Images embedded in the records are excluded; print everything else exactly as given.

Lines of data
--- START ---

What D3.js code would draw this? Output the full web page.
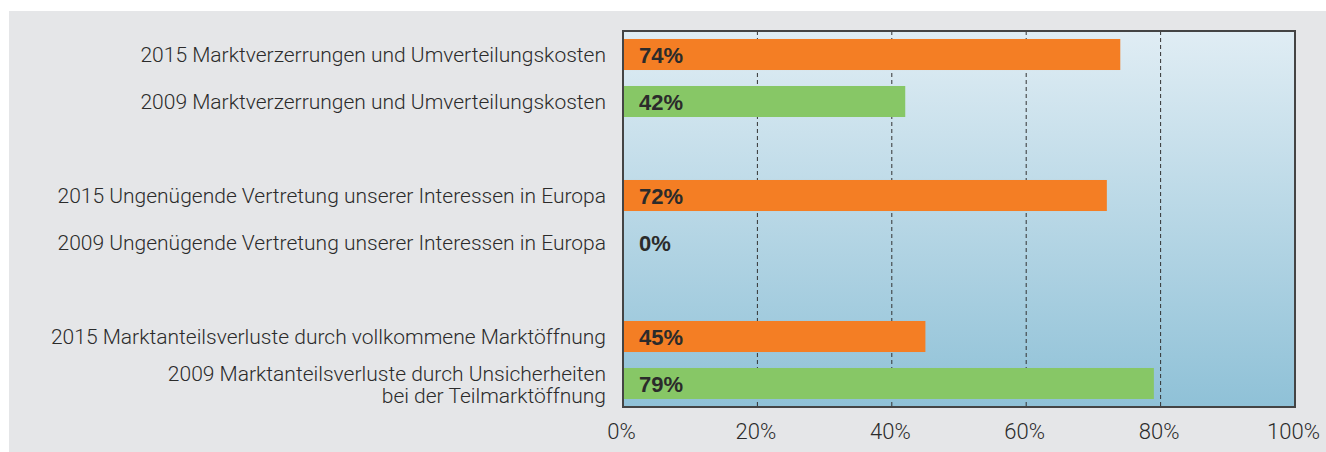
<!DOCTYPE html>
<html>
<head>
<meta charset="utf-8">
<script src="https://cdn.jsdelivr.net/npm/d3@7"></script>
<style>
  body { margin: 0; background: #fff; }
  .label { font-family: Roboto, "Liberation Sans", sans-serif; font-weight: 300; fill: #2b2b2b; }
  .value { font-family: "Liberation Sans", Arial, sans-serif; font-weight: bold; fill: #2b2b2b; }
  .x-axis text { font-family: Roboto, "Liberation Sans", sans-serif; font-weight: 300; fill: #2b2b2b; }
</style>
</head>
<body>
<div id="chart"></div>
<script>
// category labels, null = empty spacer row
var categories = [
  ["2015 Marktverzerrungen und Umverteilungskosten"],
  ["2009 Marktverzerrungen und Umverteilungskosten"],
  null,
  ["2015 Ungenügende Vertretung unserer Interessen in Europa"],
  ["2009 Ungenügende Vertretung unserer Interessen in Europa"],
  null,
  ["2015 Marktanteilsverluste durch vollkommene Marktöffnung"],
  ["2009 Marktanteilsverluste durch Unsicherheiten", "bei der Teilmarktöffnung"]
];
var values = [74, 42, null, 72, 0, null, 45, 79];
var years = ["2015", "2009", null, "2015", "2009", null, "2015", "2009"];
var tickValues = [0, 20, 40, 60, 80, 100];

var yearColor = { "2015": "#f47e24", "2009": "#87c766" };

var W = 1326, H = 452;
var plot = { left: 623, top: 31, right: 1295, bottom: 407 };

var svg = d3.select("#chart").append("svg")
  .attr("width", W)
  .attr("height", H);

// grey panel
svg.append("rect")
  .attr("x", 9).attr("y", 11)
  .attr("width", W - 9).attr("height", H - 11)
  .attr("fill", "#e5e6e8");

// gradient for plot area
var grad = svg.append("defs").append("linearGradient")
  .attr("id", "bg").attr("x1", 0).attr("y1", 0).attr("x2", 0).attr("y2", 1);
grad.append("stop").attr("offset", "0%").attr("stop-color", "#e0edf4");
grad.append("stop").attr("offset", "100%").attr("stop-color", "#8fc1d7");

var x = d3.scaleLinear().domain([0, 100]).range([plot.left, plot.right]);
var y = d3.scaleBand()
  .domain(d3.range(categories.length))
  .range([plot.top, plot.bottom])
  .paddingInner(0.34)
  .paddingOuter(0.17);

svg.append("rect")
  .attr("x", plot.left).attr("y", plot.top)
  .attr("width", plot.right - plot.left).attr("height", plot.bottom - plot.top)
  .attr("fill", "url(#bg)");

// dashed grid lines
svg.append("g").selectAll("line")
  .data(tickValues.slice(1, -1))
  .enter().append("line")
  .attr("x1", function (d) { return x(d); })
  .attr("x2", function (d) { return x(d); })
  .attr("y1", plot.top)
  .attr("y2", plot.bottom)
  .attr("stroke", "#333")
  .attr("stroke-width", 1)
  .attr("stroke-dasharray", "4,3");

var rows = categories.map(function (c, i) {
  return { label: c, value: values[i], year: years[i], index: i };
}).filter(function (d) { return d.label !== null; });

// bars
svg.append("g").selectAll("rect")
  .data(rows)
  .enter().append("rect")
  .attr("x", x(0))
  .attr("y", function (d) { return y(d.index); })
  .attr("width", function (d) { return x(d.value) - x(0); })
  .attr("height", y.bandwidth())
  .attr("fill", function (d) { return yearColor[d.year]; });

// value labels
svg.append("g").selectAll("text")
  .data(rows)
  .enter().append("text")
  .attr("class", "value")
  .attr("x", x(0) + 16)
  .attr("y", function (d) { return y(d.index) + y.bandwidth() / 2 + 8; })
  .attr("font-size", 22)
  .text(function (d) { return d.value + "%"; });

// category labels (multi-line ones are shifted up a bit)
var lab = svg.append("g").selectAll("text")
  .data(rows)
  .enter().append("text")
  .attr("class", "label")
  .attr("font-size", 21)
  .attr("text-anchor", "end")
  .attr("y", function (d) {
    return y(d.index) + y.bandwidth() / 2 + 7 - (d.label.length - 1) * 10;
  });
lab.selectAll("tspan")
  .data(function (d) { return d.label; })
  .enter().append("tspan")
  .attr("x", plot.left - 17)
  .attr("dy", function (d, i) { return i === 0 ? 0 : 22; })
  .text(function (d) { return d; });

// frame
svg.append("rect")
  .attr("x", plot.left).attr("y", plot.top)
  .attr("width", plot.right - plot.left).attr("height", plot.bottom - plot.top)
  .attr("fill", "none")
  .attr("stroke", "#444")
  .attr("stroke-width", 2);

// x axis
var axis = d3.axisBottom(x)
  .tickValues(tickValues)
  .tickSize(0)
  .tickPadding(16)
  .tickFormat(function (d) { return d + "%"; });

var axisGroup = svg.append("g")
  .attr("class", "x-axis")
  .attr("transform", "translate(0," + plot.bottom + ")")
  .call(axis);
axisGroup.select(".domain").remove();
axisGroup.selectAll("text").attr("font-size", 22).attr("dx", -2);
</script>
</body>
</html>
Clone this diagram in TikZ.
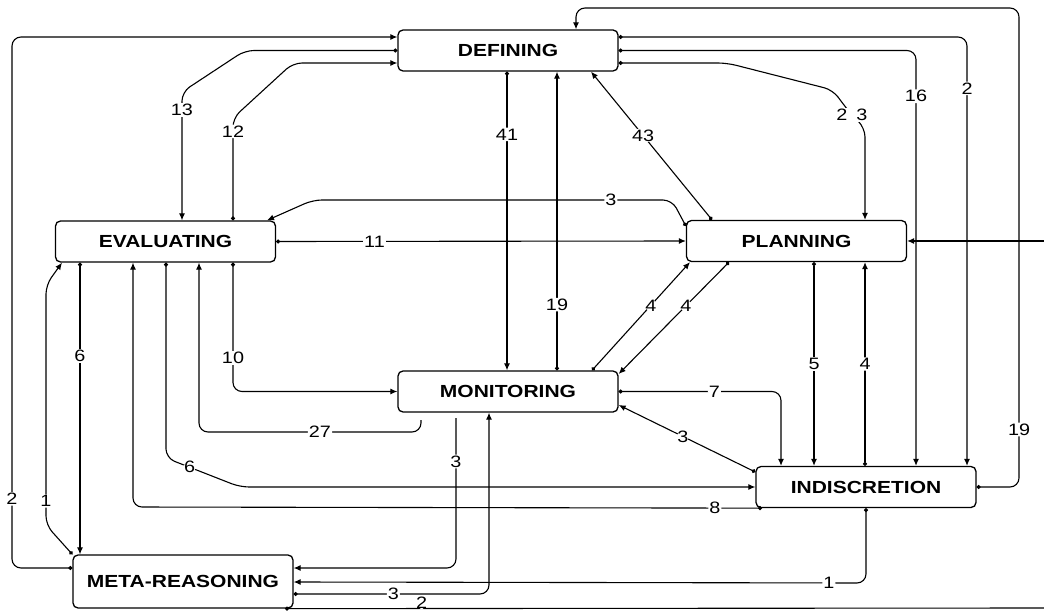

--- END ---

# Written response
What D3.js code would draw this? Output the full web page.
<!DOCTYPE html>
<html>
<head>
<meta charset="utf-8">
<script src="https://cdn.jsdelivr.net/npm/d3@7"></script>
<style>
  body { margin: 0; background: #fff; }
  .label { font-family: Roboto, "Liberation Sans", sans-serif; font-weight: 300; fill: #2b2b2b; }
  .value { font-family: "Liberation Sans", Arial, sans-serif; font-weight: bold; fill: #2b2b2b; }
  .x-axis text { font-family: Roboto, "Liberation Sans", sans-serif; font-weight: 300; fill: #2b2b2b; }
</style>
</head>
<body>
<div id="chart"></div>
<script>
// category labels, null = empty spacer row
var categories = [
  ["2015 Marktverzerrungen und Umverteilungskosten"],
  ["2009 Marktverzerrungen und Umverteilungskosten"],
  null,
  ["2015 Ungenügende Vertretung unserer Interessen in Europa"],
  ["2009 Ungenügende Vertretung unserer Interessen in Europa"],
  null,
  ["2015 Marktanteilsverluste durch vollkommene Marktöffnung"],
  ["2009 Marktanteilsverluste durch Unsicherheiten", "bei der Teilmarktöffnung"]
];
var values = [74, 42, null, 72, 0, null, 45, 79];
var years = ["2015", "2009", null, "2015", "2009", null, "2015", "2009"];
var tickValues = [0, 20, 40, 60, 80, 100];

var yearColor = { "2015": "#f47e24", "2009": "#87c766" };

var W = 1326, H = 452;
var plot = { left: 623, top: 31, right: 1295, bottom: 407 };

var svg = d3.select("#chart").append("svg")
  .attr("width", W)
  .attr("height", H);

// grey panel
svg.append("rect")
  .attr("x", 9).attr("y", 11)
  .attr("width", W - 9).attr("height", H - 11)
  .attr("fill", "#e5e6e8");

// gradient for plot area
var grad = svg.append("defs").append("linearGradient")
  .attr("id", "bg").attr("x1", 0).attr("y1", 0).attr("x2", 0).attr("y2", 1);
grad.append("stop").attr("offset", "0%").attr("stop-color", "#e0edf4");
grad.append("stop").attr("offset", "100%").attr("stop-color", "#8fc1d7");

var x = d3.scaleLinear().domain([0, 100]).range([plot.left, plot.right]);
var y = d3.scaleBand()
  .domain(d3.range(categories.length))
  .range([plot.top, plot.bottom])
  .paddingInner(0.34)
  .paddingOuter(0.17);

svg.append("rect")
  .attr("x", plot.left).attr("y", plot.top)
  .attr("width", plot.right - plot.left).attr("height", plot.bottom - plot.top)
  .attr("fill", "url(#bg)");

// dashed grid lines
svg.append("g").selectAll("line")
  .data(tickValues.slice(1, -1))
  .enter().append("line")
  .attr("x1", function (d) { return x(d); })
  .attr("x2", function (d) { return x(d); })
  .attr("y1", plot.top)
  .attr("y2", plot.bottom)
  .attr("stroke", "#333")
  .attr("stroke-width", 1)
  .attr("stroke-dasharray", "4,3");

var rows = categories.map(function (c, i) {
  return { label: c, value: values[i], year: years[i], index: i };
}).filter(function (d) { return d.label !== null; });

// bars
svg.append("g").selectAll("rect")
  .data(rows)
  .enter().append("rect")
  .attr("x", x(0))
  .attr("y", function (d) { return y(d.index); })
  .attr("width", function (d) { return x(d.value) - x(0); })
  .attr("height", y.bandwidth())
  .attr("fill", function (d) { return yearColor[d.year]; });

// value labels
svg.append("g").selectAll("text")
  .data(rows)
  .enter().append("text")
  .attr("class", "value")
  .attr("x", x(0) + 16)
  .attr("y", function (d) { return y(d.index) + y.bandwidth() / 2 + 8; })
  .attr("font-size", 22)
  .text(function (d) { return d.value + "%"; });

// category labels (multi-line ones are shifted up a bit)
var lab = svg.append("g").selectAll("text")
  .data(rows)
  .enter().append("text")
  .attr("class", "label")
  .attr("font-size", 21)
  .attr("text-anchor", "end")
  .attr("y", function (d) {
    return y(d.index) + y.bandwidth() / 2 + 7 - (d.label.length - 1) * 10;
  });
lab.selectAll("tspan")
  .data(function (d) { return d.label; })
  .enter().append("tspan")
  .attr("x", plot.left - 17)
  .attr("dy", function (d, i) { return i === 0 ? 0 : 22; })
  .text(function (d) { return d; });

// frame
svg.append("rect")
  .attr("x", plot.left).attr("y", plot.top)
  .attr("width", plot.right - plot.left).attr("height", plot.bottom - plot.top)
  .attr("fill", "none")
  .attr("stroke", "#444")
  .attr("stroke-width", 2);

// x axis
var axis = d3.axisBottom(x)
  .tickValues(tickValues)
  .tickSize(0)
  .tickPadding(16)
  .tickFormat(function (d) { return d + "%"; });

var axisGroup = svg.append("g")
  .attr("class", "x-axis")
  .attr("transform", "translate(0," + plot.bottom + ")")
  .call(axis);
axisGroup.select(".domain").remove();
axisGroup.selectAll("text").attr("font-size", 22).attr("dx", -2);
</script>
</body>
</html>
Clone this diagram in TikZ.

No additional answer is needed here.